31/05/2019 - 9:30
O país assistiu na última quinta-feira 30 a mais uma jornada de protestos. Pela terceira vez em duas semanas, o Brasil ficou em suspenso para debater as ações e propostas do governo. O clima de conflagração dificulta pautas importantes que deveriam ser viabilizadas. A economia está estagnada, o desemprego é brutal, os investimentos estão em baixa, caminhamos para mais uma década perdida e agendas essenciais para o país como a Reforma da Previdência, a reforma tributária e a desburocratização seguem a duras penas no Congresso. A queda da confiança na retomada econômica foi um componente importante para o baque do Produto Interno Bruto registrado pelo IBGE no primeiro trimestre, de 0,2%. É o primeiro recuo trimestral da economia desde 2016.
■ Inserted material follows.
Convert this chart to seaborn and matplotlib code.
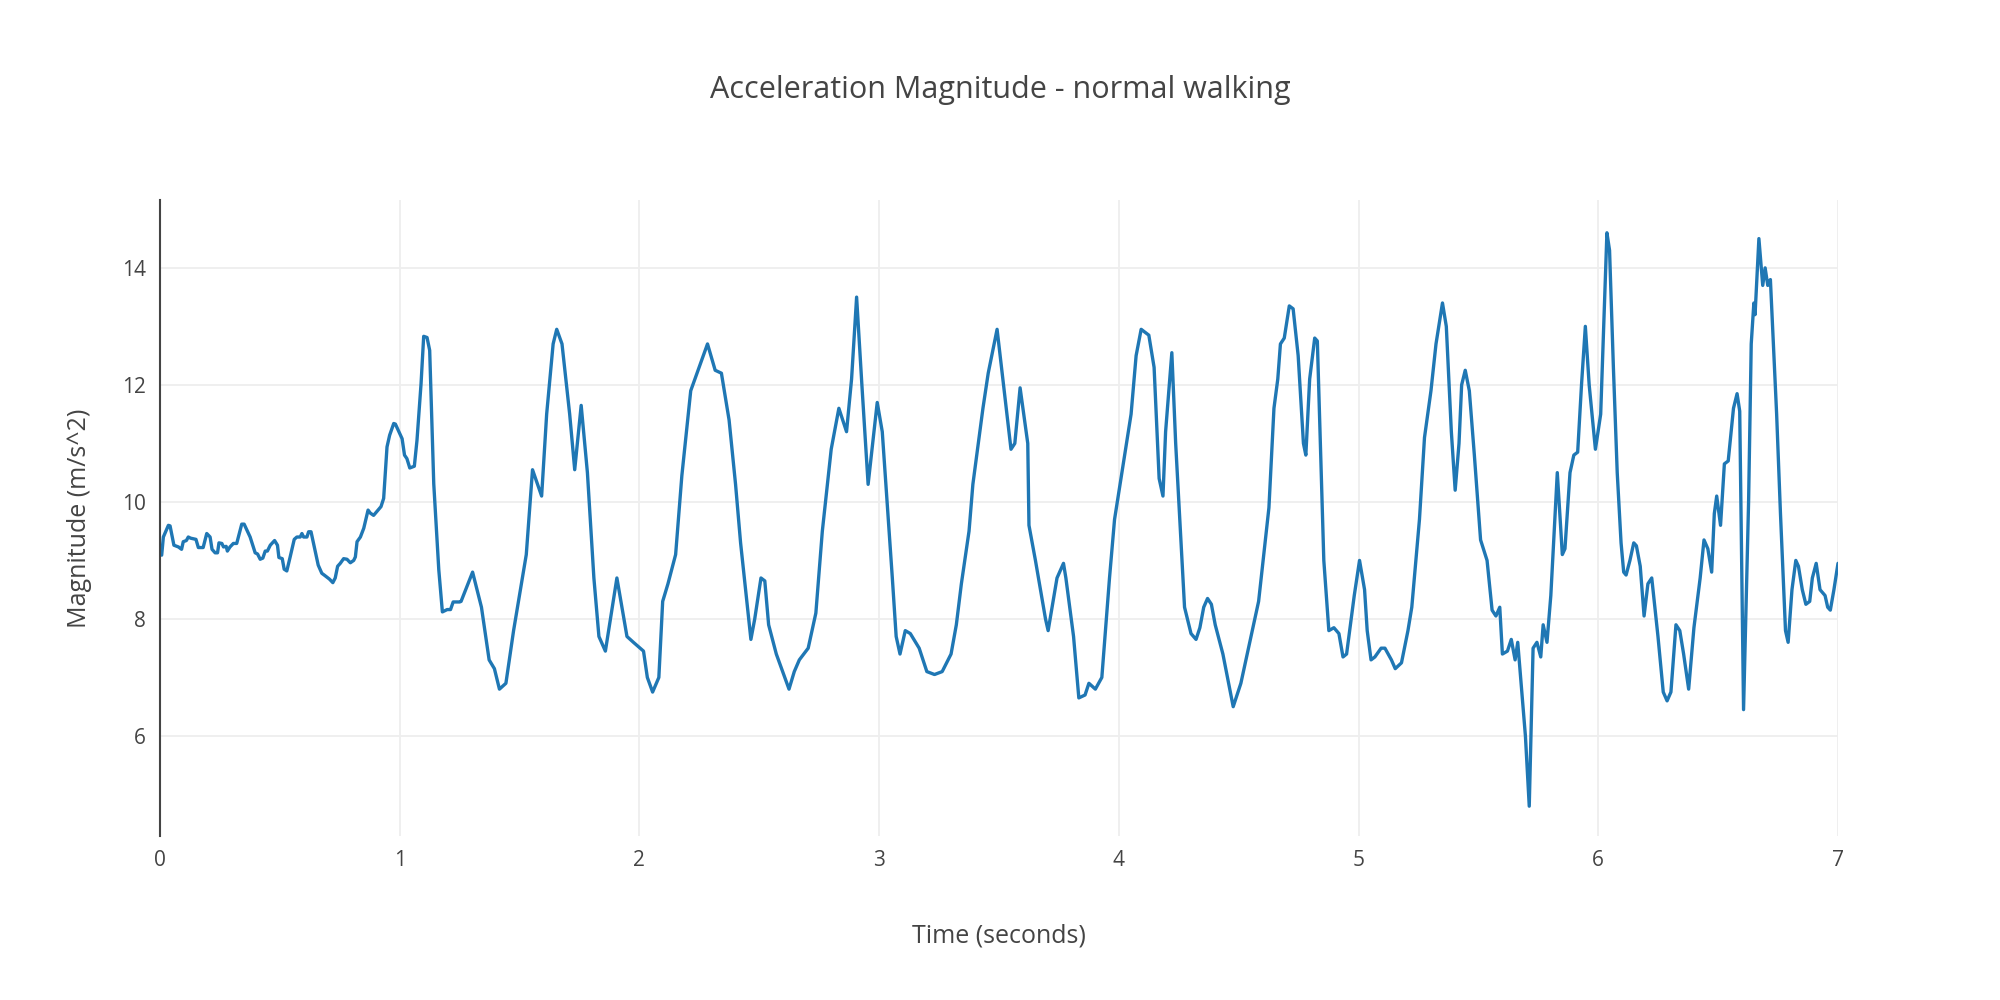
import seaborn as sns
import pandas as pd
import matplotlib
matplotlib.use("Agg")
import matplotlib.pyplot as plt

# Values
time_s = [
    0.007, 0.014, 0.035, 0.042, 0.058, 0.077, 0.09, 0.097, 0.11, 0.118, 0.128, 0.15, 0.16, 0.18,
    0.195, 0.209, 0.217, 0.23, 0.24, 0.246, 0.258, 0.265, 0.276, 0.281, 0.292, 0.306, 0.32,
    0.341, 0.351, 0.376, 0.397, 0.407, 0.418, 0.429, 0.439, 0.448, 0.46, 0.478, 0.49, 0.496,
    0.51, 0.518, 0.529, 0.543, 0.56, 0.571, 0.585, 0.592, 0.599, 0.613, 0.62, 0.63, 0.647,
    0.66, 0.675, 0.685, 0.707, 0.721, 0.731, 0.741, 0.752, 0.766, 0.78, 0.794, 0.808, 0.815,
    0.822, 0.836, 0.85, 0.868, 0.877, 0.891, 0.912, 0.922, 0.933, 0.947, 0.958, 0.975, 0.982,
    1.01, 1.02, 1.03, 1.042, 1.061, 1.072, 1.089, 1.1, 1.114, 1.125, 1.142, 1.163, 1.178,
    1.198, 1.212, 1.223, 1.25,
    1.256, 1.304, 1.341, 1.373, 1.395, 1.416, 1.443, 1.475, 1.528, 1.554, 1.592, 1.613, 1.640,
    1.655, 1.677, 1.709, 1.730, 1.757, 1.783, 1.810, 1.831, 1.858, 1.906, 1.948, 1.975, 2.017,
    2.033, 2.055, 2.081, 2.097, 2.119, 2.151, 2.177, 2.214, 2.284, 2.316, 2.342, 2.374, 2.401,
    2.422, 2.465, 2.481, 2.507, 2.523, 2.539, 2.571, 2.624, 2.646, 2.667, 2.704, 2.736, 2.763,
    2.800, 2.832, 2.864, 2.885, 2.906, 2.928, 2.954, 2.992, 3.013, 3.055, 3.071, 3.087, 3.109,
    3.130, 3.167, 3.199, 3.231, 3.263, 3.300, 3.322, 3.343, 3.375, 3.391, 3.433, 3.455, 3.492,
    3.519, 3.550, 3.566, 3.588, 3.620, 3.625, 3.652, 3.694, 3.705, 3.742, 3.769, 3.779, 3.811,
    3.833, 3.859, 3.875, 3.902, 3.929, 3.961, 3.982, 4.051, 4.072, 4.093, 4.125, 4.147, 4.168,
    4.184, 4.195, 4.221, 4.237, 4.274, 4.301, 4.322, 4.338, 4.354, 4.370, 4.386, 4.402, 4.434,
    4.477, 4.509, 4.567, 4.583, 4.626, 4.647, 4.663, 4.674, 4.690, 4.711, 4.727, 4.748, 4.770,
    4.780, 4.796, 4.817, 4.828, 4.855, 4.876, 4.897, 4.918, 4.935, 4.950, 4.982, 5.004, 5.025,
    5.036, 5.052, 5.068, 5.094, 5.110, 5.137, 5.153, 5.179, 5.206, 5.222, 5.254, 5.275, 5.302,
    5.323, 5.350, 5.366, 5.387, 5.403, 5.419, 5.430, 5.445, 5.462, 5.483, 5.509, 5.536, 5.557,
    5.573, 5.589, 5.600, 5.621, 5.637, 5.653, 5.664, 5.680, 5.696, 5.712, 5.728, 5.744, 5.760,
    5.770, 5.786, 5.802, 5.829, 5.850, 5.861, 5.882, 5.898, 5.914, 5.930, 5.946, 5.962, 5.988,
    6.010, 6.036, 6.047, 6.063, 6.079, 6.095, 6.106, 6.116, 6.132, 6.148, 6.159, 6.175, 6.191,
    6.207, 6.223, 6.249, 6.271, 6.287, 6.303, 6.324, 6.340, 6.356, 6.377, 6.399, 6.425, 6.441,
    6.457, 6.473, 6.484, 6.494, 6.510, 6.526, 6.542, 6.564, 6.579, 6.590, 6.606, 6.627, 6.638,
    6.649, 6.654, 6.670, 6.686, 6.696, 6.707, 6.718, 6.744, 6.760, 6.781, 6.792, 6.808, 6.824,
    6.835, 6.851, 6.866, 6.882, 6.893, 6.909, 6.925, 6.946, 6.957, 6.968, 6.983, 7.0,
]
magnitude = [
    9.09, 9.40, 9.60, 9.59, 9.26, 9.23, 9.19, 9.32, 9.34, 9.40, 9.38, 9.36, 9.22, 9.22,
    9.46, 9.40, 9.19, 9.13, 9.13, 9.30, 9.29, 9.23, 9.24, 9.16, 9.23, 9.29, 9.29,
    9.62, 9.62, 9.40, 9.13, 9.11, 9.02, 9.04, 9.16, 9.16, 9.26, 9.34, 9.26, 9.05,
    9.03, 8.85, 8.82, 9.06, 9.36, 9.40, 9.40, 9.46, 9.40, 9.40, 9.49, 9.49, 9.17,
    8.92, 8.78, 8.75, 8.68, 8.62, 8.70, 8.90, 8.95, 9.03, 9.02, 8.96, 9.00, 9.06,
    9.32, 9.40, 9.55, 9.86, 9.81, 9.77, 9.87, 9.92, 10.06, 10.94, 11.14, 11.34, 11.33,
    11.08, 10.80, 10.74, 10.58, 10.61, 11.05, 12.02, 12.83, 12.81, 12.59, 10.31, 8.84, 8.12,
    8.16, 8.16, 8.29, 8.29,
    8.3, 8.8, 8.2, 7.3, 7.15, 6.8, 6.9, 7.8, 9.1, 10.55, 10.1, 11.5, 12.7,
    12.95, 12.7, 11.5, 10.55, 11.65, 10.5, 8.7, 7.7, 7.45, 8.7, 7.7, 7.6, 7.45,
    7.0, 6.75, 7.0, 8.3, 8.6, 9.1, 10.45, 11.9, 12.7, 12.25, 12.2, 11.4, 10.3,
    9.3, 7.65, 8.0, 8.7, 8.65, 7.9, 7.4, 6.8, 7.1, 7.3, 7.5, 8.1, 9.5,
    10.9, 11.6, 11.2, 12.1, 13.5, 12.0, 10.3, 11.7, 11.2, 8.7, 7.7, 7.4, 7.8,
    7.75, 7.5, 7.1, 7.05, 7.1, 7.4, 7.9, 8.6, 9.5, 10.3, 11.6, 12.2, 12.95,
    12.0, 10.9, 11.0, 11.95, 11.0, 9.6, 9.0, 8.0, 7.8, 8.7, 8.95, 8.7, 7.7,
    6.65, 6.7, 6.9, 6.8, 7.0, 8.7, 9.7, 11.5, 12.5, 12.95, 12.85, 12.3, 10.4,
    10.1, 11.2, 12.55, 11.0, 8.2, 7.75, 7.65, 7.85, 8.2, 8.35, 8.25, 7.9, 7.4,
    6.5, 6.9, 8.0, 8.3, 9.9, 11.6, 12.1, 12.7, 12.8, 13.35, 13.3, 12.5, 11.0,
    10.8, 12.1, 12.8, 12.75, 9.0, 7.8, 7.85, 7.75, 7.35, 7.4, 8.4, 9.0, 8.5,
    7.8, 7.3, 7.35, 7.5, 7.5, 7.3, 7.15, 7.25, 7.8, 8.2, 9.7, 11.1, 11.9,
    12.7, 13.4, 13.0, 11.2, 10.2, 11.0, 12.0, 12.25, 11.9, 10.8, 9.35, 9.0, 8.15,
    8.05, 8.2, 7.4, 7.45, 7.65, 7.3, 7.6, 6.8, 6.0, 4.8, 7.5, 7.6, 7.35,
    7.9, 7.6, 8.4, 10.5, 9.1, 9.2, 10.5, 10.8, 10.85, 12.0, 13.0, 12.0, 10.9,
    11.5, 14.6, 14.3, 12.3, 10.5, 9.3, 8.8, 8.75, 9.0, 9.3, 9.25, 8.9, 8.05,
    8.6, 8.7, 7.7, 6.75, 6.6, 6.75, 7.9, 7.8, 7.4, 6.8, 7.85, 8.7, 9.35,
    9.2, 8.8, 9.8, 10.1, 9.6, 10.65, 10.7, 11.6, 11.85, 11.55, 6.45, 10.0, 12.7,
    13.4, 13.2, 14.5, 13.7, 14.0, 13.7, 13.8, 11.5, 9.8, 7.8, 7.6, 8.5, 9.0,
    8.9, 8.5, 8.25, 8.3, 8.7, 8.95, 8.5, 8.4, 8.2, 8.15, 8.5, 8.95,
]

df = pd.DataFrame({"time": time_s, "magnitude": magnitude})

sns.set_style("white")
plt.rcParams["font.family"] = ["Open Sans", "DejaVu Sans"]
grey = "#444444"

fig = plt.figure(figsize=(20, 10), dpi=100)
ax = fig.add_axes([0.08, 0.164, 0.839, 0.636])

sns.lineplot(data=df, x="time", y="magnitude", ax=ax, color="#1f77b4", linewidth=2.4,
             sort=False, estimator=None)

ax.set_xlim(0, 7)
ax.set_ylim(4.29, 15.16)
ax.set_xticks(range(0, 8))
ax.set_yticks([6, 8, 10, 12, 14])
ax.grid(True, color="#eeeeee", linewidth=1.3)
ax.set_axisbelow(True)
for side in ["top", "right", "bottom"]:
    ax.spines[side].set_visible(False)
ax.spines["left"].set_color(grey)
ax.spines["left"].set_linewidth(1.5)
ax.tick_params(axis="both", length=0, labelsize=15, colors=grey, pad=10)

ax.set_xlabel("Time (seconds)", fontsize=18, color=grey, labelpad=38)
ax.set_ylabel("Magnitude (m/s^2)", fontsize=18, color=grey, labelpad=22)
fig.text(0.5, 0.91, "Acceleration Magnitude - normal walking", ha="center", va="center",
         fontsize=22, color=grey)

fig.savefig("out.png", dpi=100)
Em meio ao cenário desalentador, na quinta passada, na Esplanada dos Ministérios, em Brasília, a Força Nacional foi chamada para cobrir o Ministério da Educação após pedido do titular da pasta, Abraham Weintraub, que temia depredações e acusava professores de coagirem alunos. Foi a segunda manifestação – e em dimensão menor – contra os cortes na educação, convocada em todo o país por entidades estudantis e sindicatos de professores. O ato teve a participação de centrais sindicais contrárias à Reforma da Previdência, como a Central Única dos Trabalhadores (CUT), apesar de a União Nacional dos Estudantes (UNE) e a União Brasileira dos Estudantes Secundaristas (UBES) terem declarado que ele não foi contrário ou favorável ao governo, mas em defesa do ensino
As manifestações são insufladas pelo governo, de alguma forma, pelo apoio de sua claque — como aconteceu no último domingo 26 —, ou por ameaçar — implicitamente ou abertamente — áreas essenciais para o país, como a educação. No dia 15, o primeiro protesto contra os cortes na educação foi turbinado após declarações desastradas do titular da pasta, que criticou universidades federais e não soube explicar a motivação da redução das verbas federais – justificada depois como contingenciamento. Não houve interlocução e nem negociação para justificar a diminuição de recursos para todas as etapas de ensino, da educação infantil à pós-graduação. Logo depois, teve que voltar atrás em parte dos cortes.
Tentação populista
Apoiar-se nas ruas para driblar dificuldades inerentes ao exercício do poder é uma velha tentação populista. Não causa surpresa, mas espanta que se recorra a essa estratégia em menos de cinco meses de gestão. Foi o que aconteceu no domingo 26. Em dificuldades no Congresso e sem vocação para articular projetos prioritários, o governo e seus apoiadores, incluindo as milícias virtuais, reagiram com manifestações pró-governo. Foi com a ajuda de governistas de bom senso e do núcleo não ideológico do governo que se evitaram as palavras de ordem para a defesa de reformas, e não para atacar o Congresso ou o Supremo Tribunal Federal (STF) – temas que atraem o bolsonarismo radical. Na última semana, a massa a favor de Bolsonaro recuou das bandeiras autoritárias. Mas como será quando o governo estiver com a popularidade ainda mais fragilizada, a retomada econômica não se viabilizar ou escândalos incontornáveis atingirem o entorno presidencial?
As repetidas ameaças de paralisação de caminhoneiros, categoria que na última greve teve o apoio explícito de Bolsonaro, apontam novos riscos no horizonte. Há outros. O governo não está cumprindo seu papel de promover a conciliação e o diálogo. Para enfrentar a ruína econômica, equacionar o déficit público, atrair investidores e apostar realmente em educação — o verdadeiro motor do desenvolvimento —, o momento é de articulação, de angariar apoios e construir consensos. O clima plebiscitário permanente, ao contrário, afasta aliados e é contraproducente.
Governo não está cumprindo seu papel de promover a conciliação e o diálogo. Momento é de articulação e de angariar apoios
Viabilizar um plano de governo significa enfrentar o contraditório e se submeter ao sistema de pesos e contrapesos da democracia. Mais que isso, representa ampliar o arco de alianças e arbitrar interesses conflitantes. Porém, o governo tem sido inepto – ou muitas vezes hostil — às tentativas de negociação com o Congresso e ao diálogo com os partidos favoráveis a uma agenda reformista. Atacar desafetos e minorias e investir na instabilidade como regra é uma atitude antidemocrática — após as manifestações do dia 15, o presidente respondeu aos protestos chamando os estudantes de “idiotas úteis” e “massa de manobra”. O dissenso só pode ser vencido com argumentos e a razão. A população que anseia a diminuição do desemprego não pode ficar refém de uma guerra panfletária de versões para se descobrir qual manifestação foi maior ou quem consegue fazer mais barulho nas redes sociais.